(begin)
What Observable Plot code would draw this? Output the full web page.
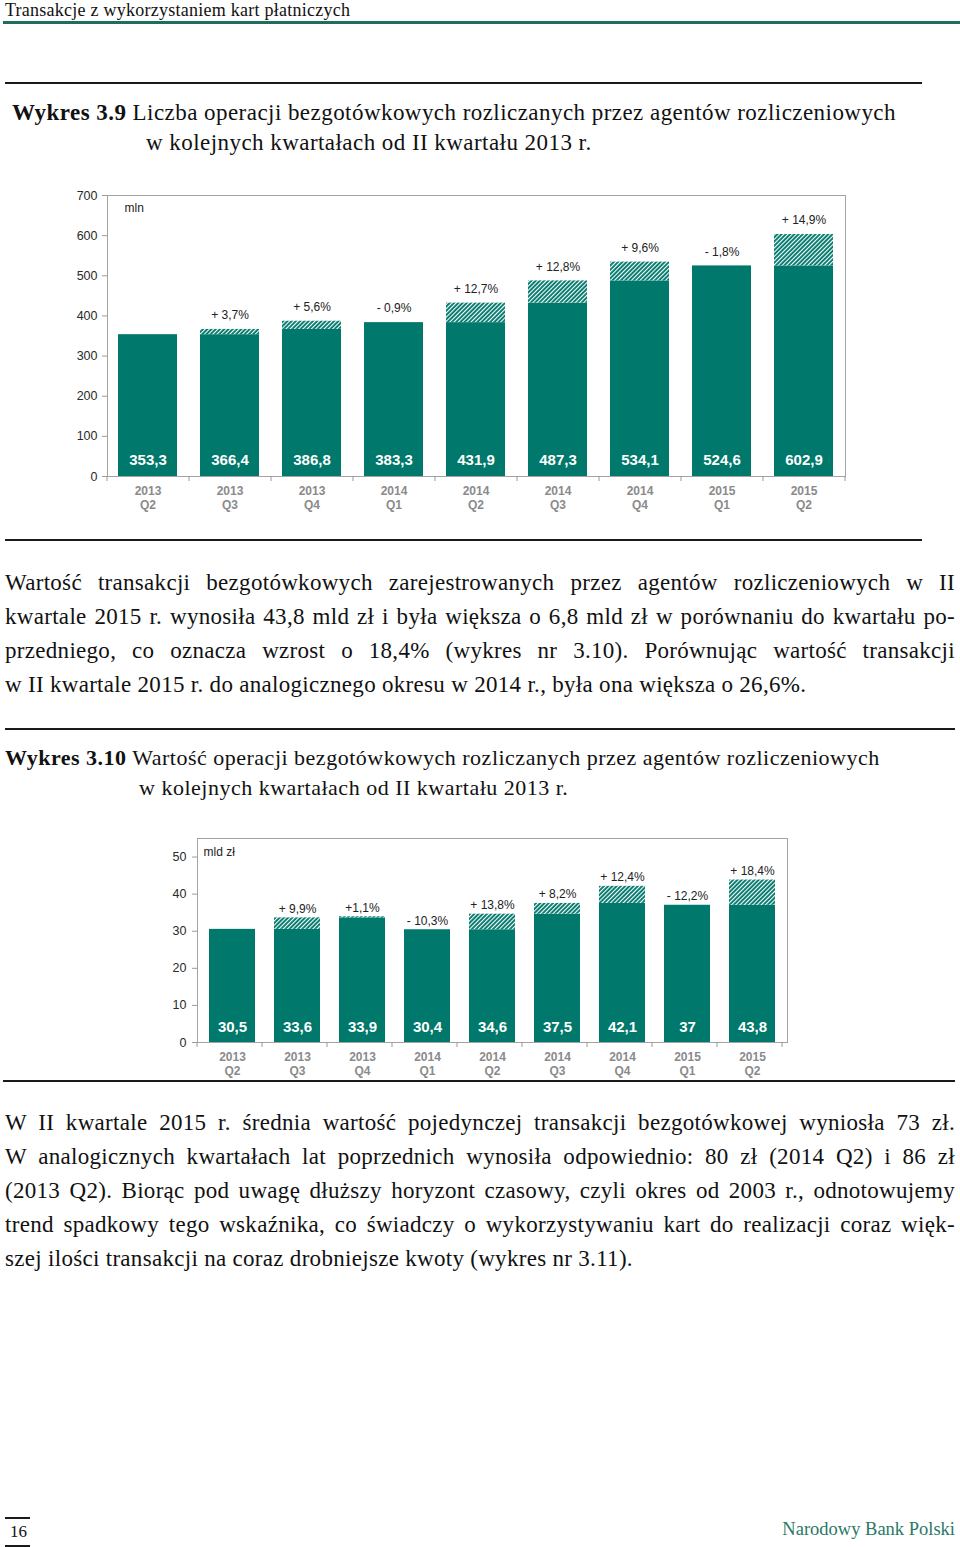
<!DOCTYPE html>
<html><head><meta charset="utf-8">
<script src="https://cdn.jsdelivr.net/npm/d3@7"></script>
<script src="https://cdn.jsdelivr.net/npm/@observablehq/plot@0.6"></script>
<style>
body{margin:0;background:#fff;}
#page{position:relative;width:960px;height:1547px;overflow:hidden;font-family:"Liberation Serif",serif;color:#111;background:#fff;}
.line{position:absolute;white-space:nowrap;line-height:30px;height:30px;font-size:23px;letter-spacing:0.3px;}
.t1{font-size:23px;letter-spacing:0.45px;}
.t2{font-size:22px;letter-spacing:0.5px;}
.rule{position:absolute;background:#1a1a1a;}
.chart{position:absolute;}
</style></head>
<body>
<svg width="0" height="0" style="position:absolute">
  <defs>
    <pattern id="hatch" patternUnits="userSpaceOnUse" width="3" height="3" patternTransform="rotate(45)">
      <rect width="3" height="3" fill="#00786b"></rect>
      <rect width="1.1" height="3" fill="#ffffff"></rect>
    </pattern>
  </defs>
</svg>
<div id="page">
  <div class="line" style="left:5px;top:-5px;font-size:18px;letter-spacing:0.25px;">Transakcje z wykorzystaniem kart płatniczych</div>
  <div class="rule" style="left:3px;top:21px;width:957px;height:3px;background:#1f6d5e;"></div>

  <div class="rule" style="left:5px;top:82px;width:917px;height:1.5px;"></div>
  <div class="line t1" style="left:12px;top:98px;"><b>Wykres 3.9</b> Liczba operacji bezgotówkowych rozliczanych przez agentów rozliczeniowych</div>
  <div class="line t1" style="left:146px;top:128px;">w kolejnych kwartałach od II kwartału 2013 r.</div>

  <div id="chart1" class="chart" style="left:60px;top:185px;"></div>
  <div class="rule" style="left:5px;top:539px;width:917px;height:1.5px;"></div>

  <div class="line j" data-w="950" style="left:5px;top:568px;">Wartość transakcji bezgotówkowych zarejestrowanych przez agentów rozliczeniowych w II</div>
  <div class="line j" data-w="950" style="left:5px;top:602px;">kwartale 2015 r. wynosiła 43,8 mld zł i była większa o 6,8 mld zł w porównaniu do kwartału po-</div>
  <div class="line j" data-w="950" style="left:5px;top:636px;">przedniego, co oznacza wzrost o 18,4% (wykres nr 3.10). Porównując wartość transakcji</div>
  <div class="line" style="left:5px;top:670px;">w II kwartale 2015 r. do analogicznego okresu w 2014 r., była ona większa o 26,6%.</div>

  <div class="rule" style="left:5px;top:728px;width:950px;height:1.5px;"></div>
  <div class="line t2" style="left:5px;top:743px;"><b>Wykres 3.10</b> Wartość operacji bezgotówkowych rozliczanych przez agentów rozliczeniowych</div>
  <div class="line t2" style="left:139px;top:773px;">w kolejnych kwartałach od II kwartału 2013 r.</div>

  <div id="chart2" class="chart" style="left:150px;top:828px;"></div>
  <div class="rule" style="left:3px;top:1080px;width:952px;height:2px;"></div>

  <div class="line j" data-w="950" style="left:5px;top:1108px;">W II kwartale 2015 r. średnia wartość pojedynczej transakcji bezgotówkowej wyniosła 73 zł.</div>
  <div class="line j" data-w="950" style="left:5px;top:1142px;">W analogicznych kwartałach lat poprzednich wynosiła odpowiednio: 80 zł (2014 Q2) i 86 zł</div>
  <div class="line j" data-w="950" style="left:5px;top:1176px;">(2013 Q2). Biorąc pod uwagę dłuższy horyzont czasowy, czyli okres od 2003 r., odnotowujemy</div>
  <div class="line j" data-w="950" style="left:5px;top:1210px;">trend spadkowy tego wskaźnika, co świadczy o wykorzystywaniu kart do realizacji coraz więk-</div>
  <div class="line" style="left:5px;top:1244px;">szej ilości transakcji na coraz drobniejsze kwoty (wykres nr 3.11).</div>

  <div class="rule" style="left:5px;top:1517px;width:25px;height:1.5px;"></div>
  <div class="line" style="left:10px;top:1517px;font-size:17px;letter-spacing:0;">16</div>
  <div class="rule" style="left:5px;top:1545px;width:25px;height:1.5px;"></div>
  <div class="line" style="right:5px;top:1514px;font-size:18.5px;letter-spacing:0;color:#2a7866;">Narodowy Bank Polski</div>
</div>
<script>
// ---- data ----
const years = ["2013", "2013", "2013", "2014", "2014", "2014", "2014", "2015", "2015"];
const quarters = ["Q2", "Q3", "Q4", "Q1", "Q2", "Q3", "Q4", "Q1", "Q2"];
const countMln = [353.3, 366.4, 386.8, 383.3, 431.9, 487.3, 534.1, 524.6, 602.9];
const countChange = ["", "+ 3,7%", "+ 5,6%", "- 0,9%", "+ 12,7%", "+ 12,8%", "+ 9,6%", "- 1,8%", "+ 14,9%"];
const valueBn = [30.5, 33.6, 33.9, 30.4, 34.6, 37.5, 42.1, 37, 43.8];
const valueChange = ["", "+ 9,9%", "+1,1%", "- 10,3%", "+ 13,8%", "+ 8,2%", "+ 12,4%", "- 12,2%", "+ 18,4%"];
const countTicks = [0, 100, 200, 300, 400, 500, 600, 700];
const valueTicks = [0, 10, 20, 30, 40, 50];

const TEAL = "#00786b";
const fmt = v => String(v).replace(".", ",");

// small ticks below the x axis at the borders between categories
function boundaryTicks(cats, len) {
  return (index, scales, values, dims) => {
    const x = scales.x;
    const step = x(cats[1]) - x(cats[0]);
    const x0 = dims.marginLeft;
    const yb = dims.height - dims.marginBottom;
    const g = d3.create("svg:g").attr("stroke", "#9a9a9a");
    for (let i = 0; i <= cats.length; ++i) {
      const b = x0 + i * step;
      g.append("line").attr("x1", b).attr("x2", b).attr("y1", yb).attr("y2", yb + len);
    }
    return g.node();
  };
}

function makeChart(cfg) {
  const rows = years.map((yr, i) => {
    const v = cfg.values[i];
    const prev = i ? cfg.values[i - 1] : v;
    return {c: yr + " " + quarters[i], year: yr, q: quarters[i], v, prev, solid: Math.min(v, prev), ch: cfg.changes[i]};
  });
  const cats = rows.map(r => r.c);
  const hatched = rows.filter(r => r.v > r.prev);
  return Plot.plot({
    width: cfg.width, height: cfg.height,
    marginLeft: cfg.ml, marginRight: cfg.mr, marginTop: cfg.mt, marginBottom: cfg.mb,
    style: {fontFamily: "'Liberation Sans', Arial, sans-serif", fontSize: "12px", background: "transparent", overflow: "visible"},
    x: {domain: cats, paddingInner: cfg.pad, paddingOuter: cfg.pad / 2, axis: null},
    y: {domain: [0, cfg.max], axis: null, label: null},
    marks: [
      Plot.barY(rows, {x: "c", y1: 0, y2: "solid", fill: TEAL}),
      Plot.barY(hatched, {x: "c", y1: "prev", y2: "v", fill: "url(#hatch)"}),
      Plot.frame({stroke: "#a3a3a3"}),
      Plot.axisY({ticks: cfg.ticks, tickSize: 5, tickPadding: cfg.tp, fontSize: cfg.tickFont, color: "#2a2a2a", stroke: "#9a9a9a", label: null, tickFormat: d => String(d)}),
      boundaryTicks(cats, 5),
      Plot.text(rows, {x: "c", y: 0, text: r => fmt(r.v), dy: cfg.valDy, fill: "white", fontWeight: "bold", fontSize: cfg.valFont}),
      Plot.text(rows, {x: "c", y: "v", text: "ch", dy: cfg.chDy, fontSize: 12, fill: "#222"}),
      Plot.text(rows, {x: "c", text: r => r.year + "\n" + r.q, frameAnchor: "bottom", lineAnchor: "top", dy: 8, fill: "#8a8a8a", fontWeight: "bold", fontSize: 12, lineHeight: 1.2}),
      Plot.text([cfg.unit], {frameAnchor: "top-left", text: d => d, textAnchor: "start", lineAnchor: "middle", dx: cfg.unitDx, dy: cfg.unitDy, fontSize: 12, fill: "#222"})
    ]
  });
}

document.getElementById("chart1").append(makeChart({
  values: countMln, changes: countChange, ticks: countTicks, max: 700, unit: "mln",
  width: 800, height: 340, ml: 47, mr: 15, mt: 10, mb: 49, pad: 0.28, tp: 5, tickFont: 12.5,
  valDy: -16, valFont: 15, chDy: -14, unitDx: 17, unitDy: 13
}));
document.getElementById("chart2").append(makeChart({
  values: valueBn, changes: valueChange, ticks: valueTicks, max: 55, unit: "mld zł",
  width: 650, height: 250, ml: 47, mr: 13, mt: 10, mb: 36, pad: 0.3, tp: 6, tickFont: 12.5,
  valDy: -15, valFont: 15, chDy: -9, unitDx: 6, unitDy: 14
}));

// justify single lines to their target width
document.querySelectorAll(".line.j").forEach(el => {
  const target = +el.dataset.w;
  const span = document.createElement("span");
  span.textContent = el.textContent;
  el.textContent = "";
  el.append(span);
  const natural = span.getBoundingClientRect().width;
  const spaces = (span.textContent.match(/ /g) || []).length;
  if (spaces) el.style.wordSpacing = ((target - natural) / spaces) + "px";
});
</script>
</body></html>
(end)
CHALLENGE:
Give the count of lines in the data above that hold the string "page", with no additional words.

EXERCISE SOLUTION:
3